> [Work to be completed]:
From the listing below, output the lines between the one with "Generate a web" and the one with "900000, interval: 100000", including those two, and nothing else. Pictures are not copied.
--- begin ---
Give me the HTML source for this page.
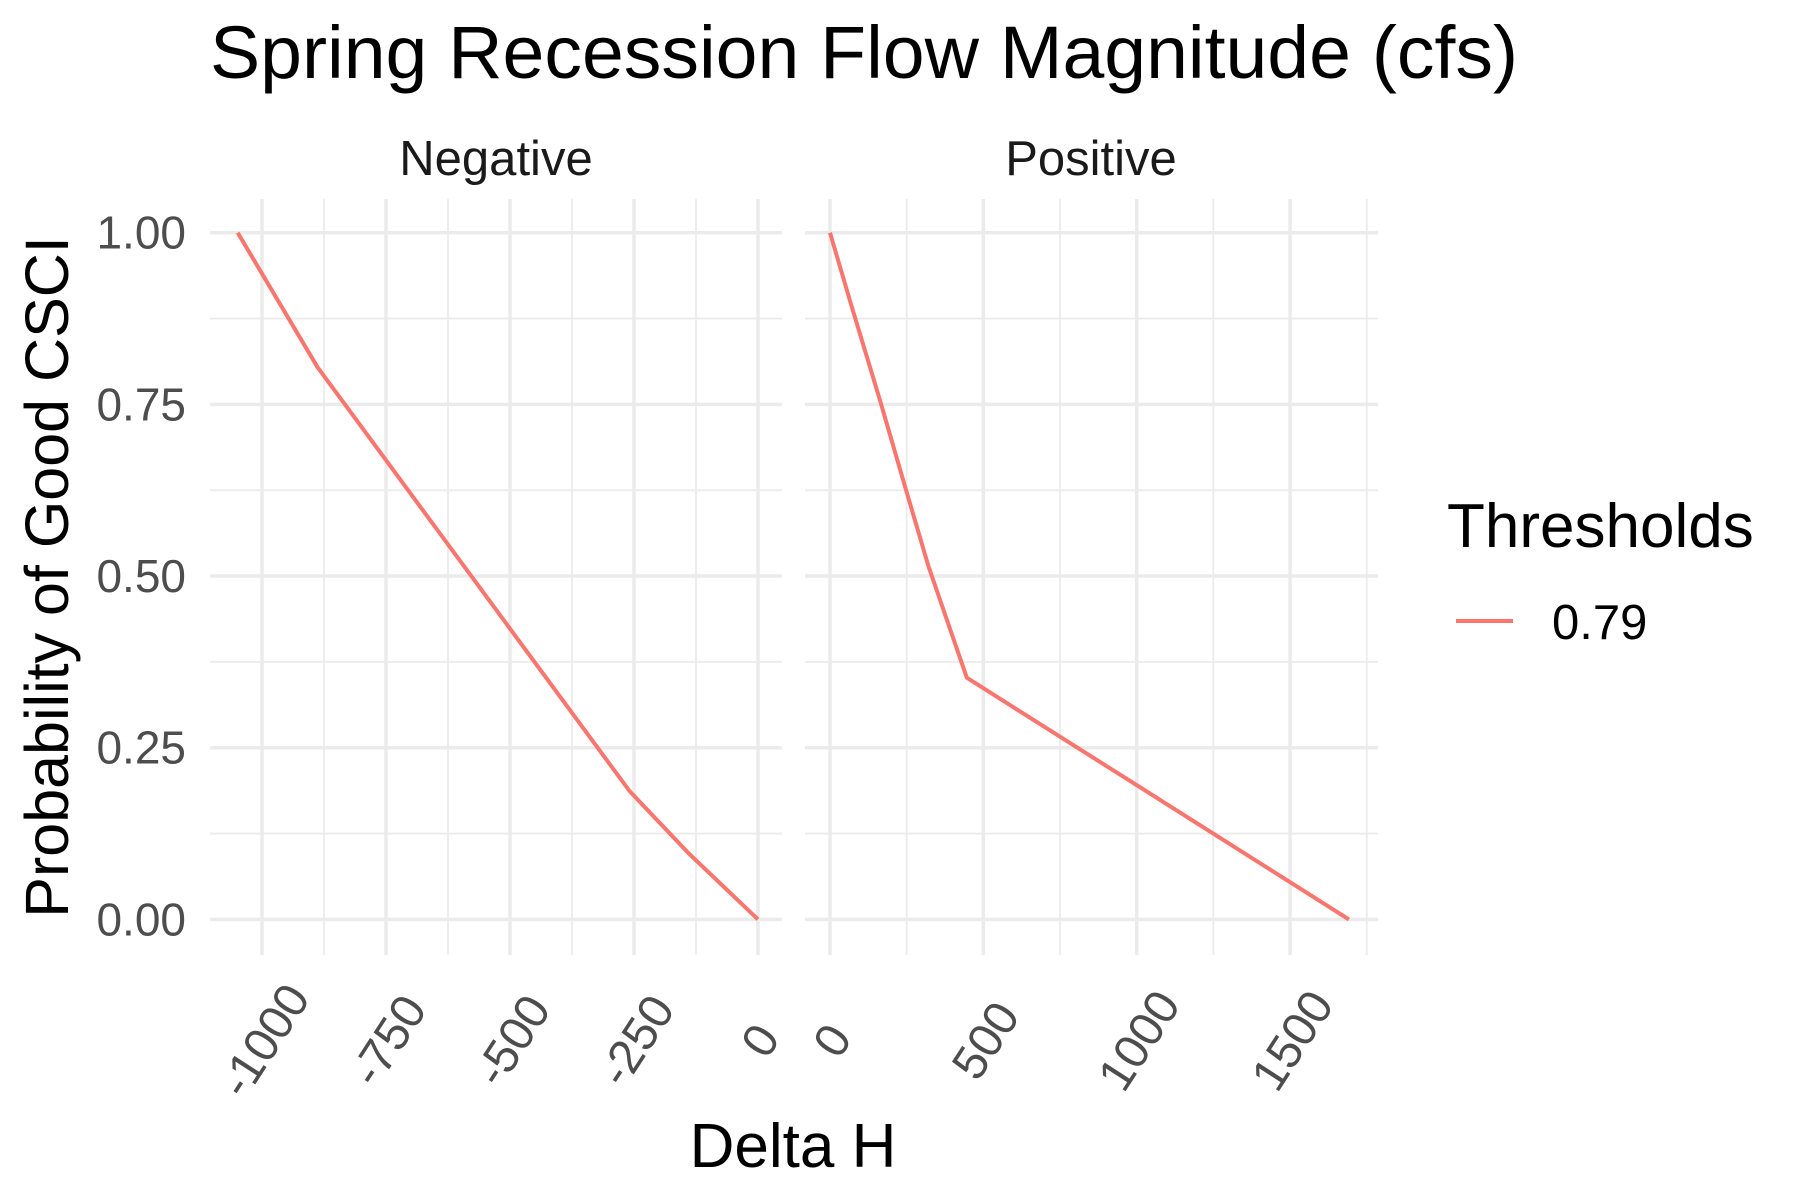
<!DOCTYPE html>
<html><head><meta charset="utf-8"><style>
html,body{margin:0;padding:0;background:#fff;}
svg{display:block;font-family:"Liberation Sans",Arial,sans-serif;}
</style></head>
<body>
<svg id="chart" width="1800" height="1200" viewBox="0 0 1800 1200">
<rect width="1800" height="1200" fill="#fff"/>
<text x="210" y="78" font-size="74" textLength="1308" lengthAdjust="spacingAndGlyphs" fill="#000">Spring Recession Flow Magnitude (cfs)</text>
<text x="496" y="175" font-size="49" text-anchor="middle" fill="#1a1a1a">Negative</text>
<text x="1091" y="175" font-size="49" text-anchor="middle" fill="#1a1a1a">Positive</text>
<g id="grid"></g>
<g id="ylabels"></g>
<g id="xlabels"></g>
<g id="lines"></g>
<text transform="translate(68,577) rotate(-90)" font-size="61" text-anchor="middle" fill="#000">Probability of Good CSCI</text>
<text x="793" y="1167" font-size="62" text-anchor="middle" fill="#000">Delta H</text>
<g>
<text x="1447" y="547" font-size="62" fill="#000">Thresholds</text>
<line x1="1456" y1="621" x2="1513" y2="621" stroke="#F8766D" stroke-width="4"/>
<text x="1552" y="639" font-size="49" fill="#000">0.79</text>
</g>
</svg>
<script>
const yTicks = [0, 0.25, 0.5, 0.75, 1.0];
const yTickLabels = ["0.00", "0.25", "0.50", "0.75", "1.00"];
const negTicks = [-1000, -750, -500, -250, 0];
const negTickLabels = ["-1000", "-750", "-500", "-250", "0"];
const posTicks = [0, 500, 1000, 1500];
const posTickLabels = ["0", "500", "1000", "1500"];
const negX = [-1049, -888, -259, -141, 0];
const negY = [1.0, 0.804, 0.187, 0.097, 0.0];
const posX = [0, 71, 163, 245, 321, 446, 1692];
const posY = [1.0, 0.892, 0.756, 0.630, 0.514, 0.352, 0.0];

const NS = "http://www.w3.org/2000/svg";
const Y0 = 919.4, Y1 = 232.7;
function yScale(v){ return Y0 + (Y1 - Y0) * v; }
const negPanel = {left: 210, right: 782, x0: 758, k: 0.496, min: -1105, max: 48};
const posPanel = {left: 805, right: 1378, x0: 830, k: 0.3067, min: -82, max: 1786};
function xNeg(v){ return negPanel.x0 + v * negPanel.k; }
function xPos(v){ return posPanel.x0 + v * posPanel.k; }
function mk(tag, attrs, parent){
  const e = document.createElementNS(NS, tag);
  for (const a in attrs) e.setAttribute(a, attrs[a]);
  parent.appendChild(e);
  return e;
}
const grid = document.getElementById('grid');
const ylab = document.getElementById('ylabels');
const xlab = document.getElementById('xlabels');
const lines = document.getElementById('lines');
const PT = 199, PB = 955;

function drawPanel(p, xf, ticks, labels, name){
  for (let i = 0; i < yTicks.length - 1; i++) {
    const v = (yTicks[i] + yTicks[i+1]) / 2;
    const l = mk('line', {x1: p.left, x2: p.right, y1: yScale(v), y2: yScale(v), stroke: '#EBEBEB', 'stroke-width': 1.8}, grid);
    
    
  }
  const step = ticks[1] - ticks[0];
  for (let v = ticks[0] - step / 2; v <= p.max; v += step) {
    if (v < p.min) continue;
    const l = mk('line', {x1: xf(v), x2: xf(v), y1: PT, y2: PB, stroke: '#EBEBEB', 'stroke-width': 1.8}, grid);
    
    
  }
  yTicks.forEach(v => {
    const l = mk('line', {x1: p.left, x2: p.right, y1: yScale(v), y2: yScale(v), stroke: '#EBEBEB', 'stroke-width': 3.5}, grid);
    
    
  });
  ticks.forEach((v, i) => {
    const l = mk('line', {x1: xf(v), x2: xf(v), y1: PT, y2: PB, stroke: '#EBEBEB', 'stroke-width': 3.5}, grid);
    
    
    const t = mk('text', {transform: 'translate(' + (xf(v) + 3) + ',1041) rotate(-57)', 'font-size': 48, 'text-anchor': 'middle', 'dominant-baseline': 'central', fill: '#4D4D4D'}, xlab);
    t.textContent = labels[i];
    
    
  });
}
drawPanel(negPanel, xNeg, negTicks, negTickLabels, 'negative');
drawPanel(posPanel, xPos, posTicks, posTickLabels, 'positive');

yTicks.forEach((v, i) => {
  const t = mk('text', {x: 186, y: yScale(v), 'font-size': 46, 'text-anchor': 'end', 'dominant-baseline': 'central', fill: '#4D4D4D'}, ylab);
  t.textContent = yTickLabels[i];
  
  
});

function path(xs, ys, xf){
  return xs.map((x, i) => (i ? 'L' : 'M') + xf(x).toFixed(1) + ',' + yScale(ys[i]).toFixed(1)).join(' ');
}
const ln = mk('path', {d: path(negX, negY, xNeg), fill: 'none', stroke: '#F8766D', 'stroke-width': 4, 'stroke-linejoin': 'round'}, lines);


const lp = mk('path', {d: path(posX, posY, xPos), fill: 'none', stroke: '#F8766D', 'stroke-width': 4, 'stroke-linejoin': 'round'}, lines);


</script>
</body></html>
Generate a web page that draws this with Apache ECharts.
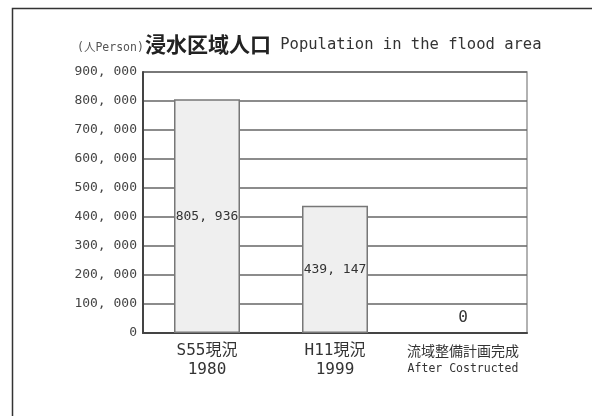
<!DOCTYPE html>
<html>
<head>
<meta charset="utf-8">
<script src="https://cdn.jsdelivr.net/npm/echarts@6/dist/echarts.min.js"></script>
<style>
  html, body { margin: 0; padding: 0; background: #fff; }
  #chart { width: 592px; height: 416px; }
</style>
</head>
<body>
<div id="chart"></div>
<script>
// Population living in the flood area, by stage
const categories = ['S55現況\n1980', 'H11現況\n1999', '流域整備計画完成\nAfter Costructed'];
const population = [805936, 439147, 0];
const yTicks = { min: 0, max: 900000, interval: 100000 };

const MONO = '"DejaVu Sans Mono", "Noto Sans CJK JP", monospace';
const CJK = '"Noto Sans CJK JP", "DejaVu Sans Mono", sans-serif';

// thousands separated by ", " e.g. 805, 936
function fmt(v) {
  return String(v).replace(/\B(?=(\d{3})+(?!\d))/g, ', ');
}

const chart = echarts.init(document.getElementById('chart'), null, { renderer: 'canvas' });

chart.setOption({
  backgroundColor: '#ffffff',
  animation: false,
  title: {
    left: 72,
    top: 29,
    text: '{u|(人Person)}{t|浸水区域人口}{e| Population in the flood area}',
    textStyle: {
      fontWeight: 'normal',
      rich: {
        u: { fontFamily: MONO, fontSize: 11.5, fontWeight: 'normal', color: '#555', padding: [7, 1, 0, 0] },
        t: { fontFamily: CJK, fontSize: 21, fontWeight: 'bold', color: '#222' },
        e: { fontFamily: MONO, fontSize: 15.5, fontWeight: 'normal', color: '#333' }
      }
    }
  },
  graphic: [
    {
      type: 'rect',
      silent: true,
      z: -1,
      shape: { x: 12.5, y: 8.5, width: 620, height: 440 },
      style: { fill: 'none', stroke: '#333', lineWidth: 1.5 }
    }
  ],
  grid: {
    left: 143,
    right: 65,
    top: 72,
    bottom: 83,
    show: true,
    borderColor: '#999',
    borderWidth: 1.5,
    backgroundColor: 'transparent'
  },
  xAxis: {
    type: 'category',
    data: categories,
    axisTick: { show: false },
    axisLine: { lineStyle: { color: '#444', width: 2 } },
    axisLabel: {
      interval: 0,
      margin: 8,
      lineHeight: 19,
      formatter: function (v, i) {
        const parts = v.split('\n');
        return i === 2
          ? '{s|' + parts[0] + '}\n{m|' + parts[1] + '}'
          : '{b|' + parts[0] + '}\n{b|' + parts[1] + '}';
      },
      rich: {
        b: { fontFamily: MONO, fontSize: 16, color: '#333', lineHeight: 19 },
        s: { fontFamily: CJK, fontSize: 14, color: '#333', lineHeight: 19 },
        m: { fontFamily: MONO, fontSize: 11.5, color: '#333', lineHeight: 19 }
      }
    }
  },
  yAxis: {
    type: 'value',
    min: yTicks.min,
    max: yTicks.max,
    interval: yTicks.interval,
    axisLine: { show: true, lineStyle: { color: '#444', width: 2 } },
    axisTick: { show: false },
    axisLabel: {
      margin: 6,
      fontFamily: MONO,
      fontSize: 13,
      color: '#444',
      formatter: fmt
    },
    splitLine: { show: true, lineStyle: { color: '#666', width: 1.5 } }
  },
  series: [
    {
      type: 'bar',
      barWidth: 66,
      data: population.map(function (v) {
        return v === 0
          ? {
              value: v,
              itemStyle: { color: 'transparent', borderWidth: 0 },
              label: { position: 'top', distance: 7, fontSize: 16 }
            }
          : { value: v };
      }),
      itemStyle: { color: '#efefef', borderColor: '#777', borderWidth: 1.5 },
      label: {
        show: true,
        position: 'inside',
        fontFamily: MONO,
        fontSize: 13,
        color: '#333',
        formatter: function (p) { return fmt(p.value); }
      },
      z: 3
    }
  ]
});
</script>
</body>
</html>
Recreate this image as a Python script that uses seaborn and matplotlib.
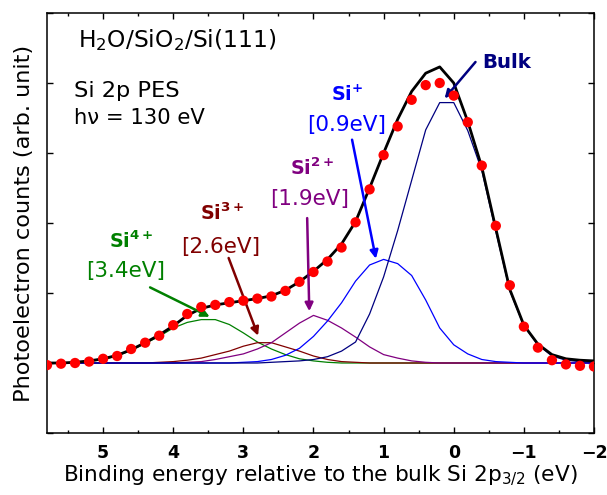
--- end ---
> [Written answer]:
Generate a web page that draws this with Apache ECharts.
<!DOCTYPE html>
<html>
<head>
<meta charset="utf-8">
<script src="https://cdn.jsdelivr.net/npm/echarts@6/dist/echarts.min.js"></script>
<style>
  html, body { margin: 0; padding: 0; background: #fff; }
  #chart { width: 592px; height: 416px; }
</style>
</head>
<body>
<div id="chart"></div>
<script>
// Population living in the flood area, by stage
const categories = ['S55現況\n1980', 'H11現況\n1999', '流域整備計画完成\nAfter Costructed'];
const population = [805936, 439147, 0];
const yTicks = { min: 0, max: 900000, interval: 100000 };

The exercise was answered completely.